Banks can sort through some of those problems by readjusting the rules for what they count as abnormal and thus suspicious. But another set of holdover anti-terror rules is not so easy to work around.
Under the CARES Act relief law, banks suddenly find themselves the point of contact for processing hundreds of thousands of small-business applications for short-term funds. Unfortunately, under the Bank Secrecy Act, this will require slamming through a huge number of know your customer inquiries. For individuals, these inquiries may be relatively short and routine, but they can be considerably more burdensome for small-business applicants, as Bloomberg Law explains:
“Banks must check the identity of each person who owns more than 25% of the company, as well as any person that has control of its operations. That involves getting corporate documents as well as the standard information for individuals.
“The industry says obtaining these details can add between 40 minutes and 120 minutes to the application intake process. And, depending on the complexity of the business’s ownership, it can require up to 30 more days for verification.”
It doesn’t help that many owners now find themselves stranded away from key files. While many banks previously used an in-person meeting at a branch office to walk a first-time business client through the know your customer and Bank Secrecy Act process, much can go wrong or get delayed if a teleconference substitute is needed on both ends.
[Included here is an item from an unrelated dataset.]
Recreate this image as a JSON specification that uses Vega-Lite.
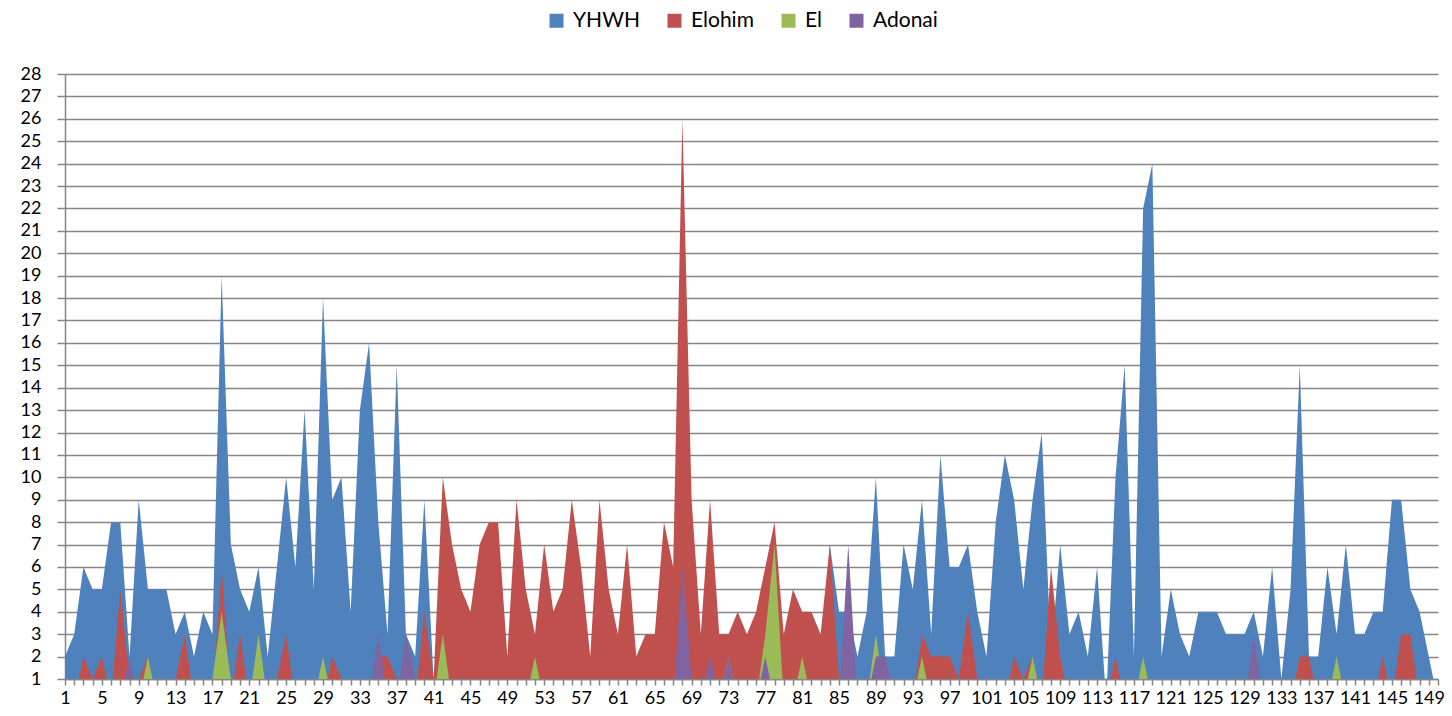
{
  "$schema": "https://vega.github.io/schema/vega-lite/v6.json",
  "width": 1373,
  "height": 605,
  "autosize": {"type": "none"},
  "padding": {"left": 65, "top": 74, "right": 14, "bottom": 37},
  "background": "white",
  "config": {
    "font": "Lato",
    "view": {"stroke": null}
  },
  "data": {"values": [
    {"p":1,"Y":2,"E":0,"L":0,"A":0},{"p":2,"Y":3,"E":0,"L":0,"A":0},{"p":3,"Y":6,"E":2,"L":0,"A":0},{"p":4,"Y":5,"E":1,"L":0,"A":0},{"p":5,"Y":5,"E":2,"L":0,"A":0},
    {"p":6,"Y":8,"E":0,"L":0,"A":0},{"p":7,"Y":8,"E":5,"L":0,"A":0},{"p":8,"Y":2,"E":1,"L":0,"A":2},{"p":9,"Y":9,"E":1,"L":0,"A":0},{"p":10,"Y":5,"E":2,"L":2,"A":0},
    {"p":11,"Y":5,"E":0,"L":0,"A":0},{"p":12,"Y":5,"E":0,"L":0,"A":0},{"p":13,"Y":3,"E":1,"L":0,"A":0},{"p":14,"Y":4,"E":3,"L":0,"A":0},{"p":15,"Y":2,"E":0,"L":0,"A":0},
    {"p":16,"Y":4,"E":0,"L":0,"A":0},{"p":17,"Y":3,"E":0,"L":1,"A":0},{"p":18,"Y":19,"E":6,"L":4,"A":0},{"p":19,"Y":7,"E":0,"L":1,"A":0},{"p":20,"Y":5,"E":3,"L":0,"A":0},
    {"p":21,"Y":4,"E":0,"L":0,"A":0},{"p":22,"Y":6,"E":1,"L":3,"A":0},{"p":23,"Y":2,"E":0,"L":0,"A":0},{"p":24,"Y":6,"E":1,"L":0,"A":0},{"p":25,"Y":10,"E":3,"L":0,"A":0},
    {"p":26,"Y":6,"E":0,"L":0,"A":0},{"p":27,"Y":13,"E":1,"L":0,"A":0},{"p":28,"Y":5,"E":0,"L":0,"A":0},{"p":29,"Y":18,"E":0,"L":2,"A":0},{"p":30,"Y":9,"E":2,"L":0,"A":0},
    {"p":31,"Y":10,"E":1,"L":1,"A":0},{"p":32,"Y":4,"E":0,"L":0,"A":0},{"p":33,"Y":13,"E":1,"L":0,"A":0},{"p":34,"Y":16,"E":0,"L":0,"A":0},{"p":35,"Y":8,"E":2,"L":0,"A":3},
    {"p":36,"Y":3,"E":2,"L":0,"A":0},{"p":37,"Y":15,"E":1,"L":0,"A":0},{"p":38,"Y":3,"E":1,"L":0,"A":3},{"p":39,"Y":2,"E":0,"L":0,"A":1},{"p":40,"Y":9,"E":4,"L":0,"A":1},
    {"p":41,"Y":1,"E":1,"L":0,"A":0},{"p":42,"Y":0,"E":10,"L":3,"A":0},{"p":43,"Y":0,"E":7,"L":0,"A":0},{"p":44,"Y":0,"E":5,"L":0,"A":0},{"p":45,"Y":0,"E":4,"L":0,"A":0},
    {"p":46,"Y":0,"E":7,"L":0,"A":0},{"p":47,"Y":0,"E":8,"L":0,"A":0},{"p":48,"Y":0,"E":8,"L":0,"A":0},{"p":49,"Y":0,"E":2,"L":0,"A":0},{"p":50,"Y":0,"E":9,"L":0,"A":0},
    {"p":51,"Y":0,"E":5,"L":0,"A":0},{"p":52,"Y":0,"E":3,"L":2,"A":0},{"p":53,"Y":0,"E":7,"L":0,"A":0},{"p":54,"Y":0,"E":4,"L":0,"A":0},{"p":55,"Y":0,"E":5,"L":0,"A":0},
    {"p":56,"Y":0,"E":9,"L":0,"A":0},{"p":57,"Y":0,"E":6,"L":0,"A":0},{"p":58,"Y":0,"E":2,"L":0,"A":0},{"p":59,"Y":0,"E":9,"L":0,"A":0},{"p":60,"Y":0,"E":5,"L":0,"A":0},
    {"p":61,"Y":0,"E":3,"L":0,"A":0},{"p":62,"Y":0,"E":7,"L":0,"A":0},{"p":63,"Y":0,"E":2,"L":0,"A":0},{"p":64,"Y":0,"E":3,"L":0,"A":0},{"p":65,"Y":0,"E":3,"L":0,"A":0},
    {"p":66,"Y":0,"E":8,"L":0,"A":0},{"p":67,"Y":0,"E":6,"L":0,"A":0},{"p":68,"Y":0,"E":26,"L":0,"A":6},{"p":69,"Y":0,"E":9,"L":0,"A":1},{"p":70,"Y":0,"E":3,"L":0,"A":0},
    {"p":71,"Y":0,"E":9,"L":0,"A":2},{"p":72,"Y":0,"E":3,"L":0,"A":0},{"p":73,"Y":0,"E":3,"L":2,"A":2},{"p":74,"Y":0,"E":4,"L":0,"A":0},{"p":75,"Y":0,"E":3,"L":0,"A":0},
    {"p":76,"Y":0,"E":4,"L":0,"A":0},{"p":77,"Y":0,"E":6,"L":3,"A":2},{"p":78,"Y":0,"E":8,"L":7,"A":0},{"p":79,"Y":0,"E":3,"L":0,"A":0},{"p":80,"Y":0,"E":5,"L":0,"A":0},
    {"p":81,"Y":0,"E":4,"L":2,"A":0},{"p":82,"Y":0,"E":4,"L":0,"A":0},{"p":83,"Y":0,"E":3,"L":0,"A":0},{"p":84,"Y":7,"E":7,"L":0,"A":0},{"p":85,"Y":4,"E":1,"L":0,"A":0},
    {"p":86,"Y":4,"E":1,"L":0,"A":7},{"p":87,"Y":2,"E":0,"L":0,"A":0},{"p":88,"Y":4,"E":0,"L":0,"A":0},{"p":89,"Y":10,"E":0,"L":3,"A":2},{"p":90,"Y":2,"E":2,"L":0,"A":2},
    {"p":91,"Y":2,"E":0,"L":0,"A":0},{"p":92,"Y":7,"E":0,"L":0,"A":0},{"p":93,"Y":5,"E":0,"L":0,"A":0},{"p":94,"Y":9,"E":3,"L":2,"A":0},{"p":95,"Y":3,"E":2,"L":0,"A":0},
    {"p":96,"Y":11,"E":2,"L":0,"A":0},{"p":97,"Y":6,"E":2,"L":0,"A":0},{"p":98,"Y":6,"E":1,"L":0,"A":0},{"p":99,"Y":7,"E":4,"L":0,"A":0},{"p":100,"Y":4,"E":1,"L":0,"A":0},
    {"p":101,"Y":2,"E":0,"L":0,"A":0},{"p":102,"Y":8,"E":0,"L":0,"A":0},{"p":103,"Y":11,"E":0,"L":0,"A":0},{"p":104,"Y":9,"E":2,"L":0,"A":0},{"p":105,"Y":5,"E":1,"L":0,"A":0},
    {"p":106,"Y":9,"E":2,"L":2,"A":0},{"p":107,"Y":12,"E":0,"L":0,"A":0},{"p":108,"Y":2,"E":6,"L":0,"A":0},{"p":109,"Y":7,"E":2,"L":0,"A":0},{"p":110,"Y":3,"E":0,"L":0,"A":0},
    {"p":111,"Y":4,"E":0,"L":0,"A":0},{"p":112,"Y":2,"E":0,"L":0,"A":0},{"p":113,"Y":6,"E":0,"L":0,"A":0},{"p":114,"Y":0,"E":0,"L":0,"A":0},{"p":115,"Y":10,"E":2,"L":0,"A":0},
    {"p":116,"Y":15,"E":0,"L":0,"A":0},{"p":117,"Y":2,"E":0,"L":0,"A":0},{"p":118,"Y":22,"E":0,"L":2,"A":0},{"p":119,"Y":24,"E":0,"L":0,"A":0},{"p":120,"Y":2,"E":0,"L":0,"A":0},
    {"p":121,"Y":5,"E":0,"L":0,"A":0},{"p":122,"Y":3,"E":0,"L":0,"A":0},{"p":123,"Y":2,"E":0,"L":0,"A":0},{"p":124,"Y":4,"E":0,"L":0,"A":0},{"p":125,"Y":4,"E":0,"L":0,"A":0},
    {"p":126,"Y":4,"E":0,"L":0,"A":0},{"p":127,"Y":3,"E":0,"L":0,"A":0},{"p":128,"Y":3,"E":0,"L":0,"A":0},{"p":129,"Y":3,"E":0,"L":0,"A":0},{"p":130,"Y":4,"E":0,"L":0,"A":3},
    {"p":131,"Y":2,"E":0,"L":0,"A":0},{"p":132,"Y":6,"E":0,"L":0,"A":0},{"p":133,"Y":1,"E":0,"L":0,"A":0},{"p":134,"Y":5,"E":0,"L":0,"A":0},{"p":135,"Y":15,"E":2,"L":0,"A":0},
    {"p":136,"Y":2,"E":2,"L":0,"A":0},{"p":137,"Y":2,"E":0,"L":0,"A":0},{"p":138,"Y":6,"E":0,"L":0,"A":0},{"p":139,"Y":3,"E":0,"L":2,"A":0},{"p":140,"Y":7,"E":0,"L":0,"A":0},
    {"p":141,"Y":3,"E":0,"L":0,"A":0},{"p":142,"Y":3,"E":0,"L":0,"A":0},{"p":143,"Y":4,"E":0,"L":0,"A":0},{"p":144,"Y":4,"E":2,"L":0,"A":0},{"p":145,"Y":9,"E":0,"L":0,"A":0},
    {"p":146,"Y":9,"E":3,"L":0,"A":0},{"p":147,"Y":5,"E":3,"L":0,"A":0},{"p":148,"Y":4,"E":0,"L":0,"A":0},{"p":149,"Y":2,"E":0,"L":0,"A":0},{"p":150,"Y":0,"E":0,"L":0,"A":0}
  ]},
  "encoding": {
    "x": {
      "field": "p", "type": "ordinal", "title": null,
      "scale": {"type": "point", "padding": 0},
      "axis": {
        "labelAngle": 0, "labelFontSize": 18, "labelColor": "#000000",
        "labelExpr": "(datum.value - 1) % 4 === 0 ? datum.label : ''",
        "labelOverlap": false, "labelPadding": 4, "tickSize": 6, "tickColor": "#868686",
        "domainColor": "#868686", "domainWidth": 1.5, "tickWidth": 1.5, "grid": false
      }
    }
  },
  "layer": [
    {
      "mark": {"type": "area", "clip": true, "opacity": 1},
      "encoding": {
        "y": {
          "field": "Y", "type": "quantitative", "title": null,
          "scale": {"domain": [1, 28], "zero": false, "nice": false},
          "axis": {
            "values": [1,2,3,4,5,6,7,8,9,10,11,12,13,14,15,16,17,18,19,20,21,22,23,24,25,26,27,28],
            "tickCount": 40, "format": "d",
            "labelOverlap": false,
            "labelFontSize": 18, "labelColor": "#000000", "labelPadding": 16, "tickSize": 8,
            "tickColor": "#868686", "domainColor": "#868686", "domainWidth": 1.5, "tickWidth": 1.5,
            "grid": true, "gridColor": "#868686", "gridWidth": 1.5
          }
        },
        "color": {
          "datum": "YHWH", "type": "nominal",
          "scale": {"domain": ["YHWH", "Elohim", "El", "Adonai"], "range": ["#4F81BD", "#C0504D", "#9BBB59", "#8064A2"]},
          "legend": {
            "title": null, "orient": "none", "direction": "horizontal", "legendX": 481, "legendY": -64,
            "symbolType": "square", "symbolSize": 196, "symbolStrokeWidth": 0, "symbolOpacity": 1,
            "labelFontSize": 21, "labelColor": "#000000", "labelOffset": 6, "columnPadding": 24
          }
        }
      }
    },
    {
      "mark": {"type": "area", "clip": true, "opacity": 1},
      "encoding": {
        "y": {"field": "E", "type": "quantitative", "title": null},
        "color": {"datum": "Elohim", "type": "nominal"}
      }
    },
    {
      "mark": {"type": "area", "clip": true, "opacity": 1},
      "encoding": {
        "y": {"field": "L", "type": "quantitative", "title": null},
        "color": {"datum": "El", "type": "nominal"}
      }
    },
    {
      "mark": {"type": "area", "clip": true, "opacity": 1},
      "encoding": {
        "y": {"field": "A", "type": "quantitative", "title": null},
        "color": {"datum": "Adonai", "type": "nominal"}
      }
    }
  ]
}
Because banks had already gone through know your customer filing for existing small-business accounts, the U.S. Treasury put out word confirming that they didn’t need to do so again. So at least a bit of good news: Existing customers could proceed at once to assembling their federal requests.
Bad optics! Senators promptly blasted banks for supposed favoritism toward their own customers. After all, what could be more evocative of wartime fairness than to make everyone wait in the same queue for needed paperwork, whether or not they’ve already cleared it. Right?
There are many good reasons for deregulation. One of them is that it bolsters resilience when systems are asked to cope with complex new perils.